SAN FRANCISCO, Aug. 2— Randolph Collier, ''the father of the California freeways,'' died of chronic pulmonary obstruction today in Sacramento, where he had lived since losing his State Senate seat in 1976. He was 81 years old.
Mr. Collier's reputation as a powerful lawmaker grew out of his more than 20 years of service as chairman of the State Senate Transportation Committee. He was the principal author of the Collier-Burns Act of 1947, which led to a surge of highway contruction in the 1950's and 1960's that made California freeways known throughout the world.
For 38 years, the first 20 of them as a Republican, Mr. Collier represented a large rural district in the Siskiyou Mountains of northern California. With his thick shock of white hair and his mastery of legislative wiles, he was also known as ''the silver fox of the Siskiyous.''
Mr. Collier was elected as a Republican in 1938, but switched to the Democratic Party in 1959 when he opposed then Senator William F. Knowland's campaign for the governorship, a campaign that Senator Knowland subsequently lost.
While Mr. Collier's political base was in a mountain area where freeways had little political significance, he used his chairmanship of the Transportation Committee to wield a combination of automobile clubs, public works contractors, construction workers' unions, oil companies and automobile manufacturers and dealers, to authorize California's extensive freeway system. Opponent of 'Rabbit Transit'
This group, which Mr. Collier called ''the freeway establishment,'' could count on him to pass bills they wanted and, as ''the fastest gavel in the West,'' to smother those bills it disliked.
He was disliked by many California legislators from the cities because of his practice of withholding mass transit bills from what they believed was a fair hearing in his committee. But Mr. Collier contended that rapid transit systems would never replace Californians' fascination for the automobile, and once referred to a system of buses and railroads to carry people in and out of cities as ''rabbit transit.''
In the end, it was reapportionment that toppled Mr. Collier. He had to campaign in 1976 in a reapportioned district of 15 counties, 13 of which he had never represented before, and lost to the Republican nominee.

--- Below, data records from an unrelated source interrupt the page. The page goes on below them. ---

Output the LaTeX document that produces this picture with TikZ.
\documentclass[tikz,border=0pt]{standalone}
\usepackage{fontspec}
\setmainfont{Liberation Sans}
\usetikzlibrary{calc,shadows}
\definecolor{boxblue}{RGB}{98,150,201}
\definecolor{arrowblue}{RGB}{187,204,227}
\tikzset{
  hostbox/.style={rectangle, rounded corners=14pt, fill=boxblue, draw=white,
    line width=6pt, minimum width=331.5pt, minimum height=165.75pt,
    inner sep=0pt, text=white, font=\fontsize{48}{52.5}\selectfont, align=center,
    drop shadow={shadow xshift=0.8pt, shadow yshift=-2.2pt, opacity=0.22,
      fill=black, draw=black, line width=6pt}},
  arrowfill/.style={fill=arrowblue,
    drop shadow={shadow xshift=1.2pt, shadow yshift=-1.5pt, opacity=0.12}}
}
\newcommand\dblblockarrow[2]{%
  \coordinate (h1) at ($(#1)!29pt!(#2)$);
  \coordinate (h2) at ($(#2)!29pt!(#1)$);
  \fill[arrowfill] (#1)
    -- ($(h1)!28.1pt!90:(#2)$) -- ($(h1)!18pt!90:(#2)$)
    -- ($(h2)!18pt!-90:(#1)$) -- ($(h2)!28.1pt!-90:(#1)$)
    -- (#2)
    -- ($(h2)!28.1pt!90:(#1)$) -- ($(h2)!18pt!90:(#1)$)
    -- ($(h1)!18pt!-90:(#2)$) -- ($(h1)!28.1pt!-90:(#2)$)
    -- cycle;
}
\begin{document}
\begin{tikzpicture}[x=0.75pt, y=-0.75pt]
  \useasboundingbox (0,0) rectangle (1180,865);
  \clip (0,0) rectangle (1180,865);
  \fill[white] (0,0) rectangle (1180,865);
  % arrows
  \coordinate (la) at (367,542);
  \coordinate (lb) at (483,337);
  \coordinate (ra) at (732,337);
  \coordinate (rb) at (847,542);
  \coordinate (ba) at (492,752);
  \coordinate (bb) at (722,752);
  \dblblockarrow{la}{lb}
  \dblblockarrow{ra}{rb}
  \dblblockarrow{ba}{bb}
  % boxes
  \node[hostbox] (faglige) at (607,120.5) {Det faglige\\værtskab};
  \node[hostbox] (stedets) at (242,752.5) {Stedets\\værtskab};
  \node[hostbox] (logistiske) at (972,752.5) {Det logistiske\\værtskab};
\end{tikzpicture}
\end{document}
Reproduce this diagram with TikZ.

Mr. Collier was born in Etna, Calif., the grandson of a former Governor of Alabama. His mother, a suffragette, was born in Tahiti. His father, who had been Attorney General of Alabama, was 60 years old when the younger Mr. Collier was born.
He was himself a father at the age of 73 and again at 76, when his fourth and fifth children, both daughters, were born to his second wife, the former Barbara Hamoui. Mr. Collier's first marriage, to the former Ada Pillsbury, ended in divorce in 1971. Their three children also survive him.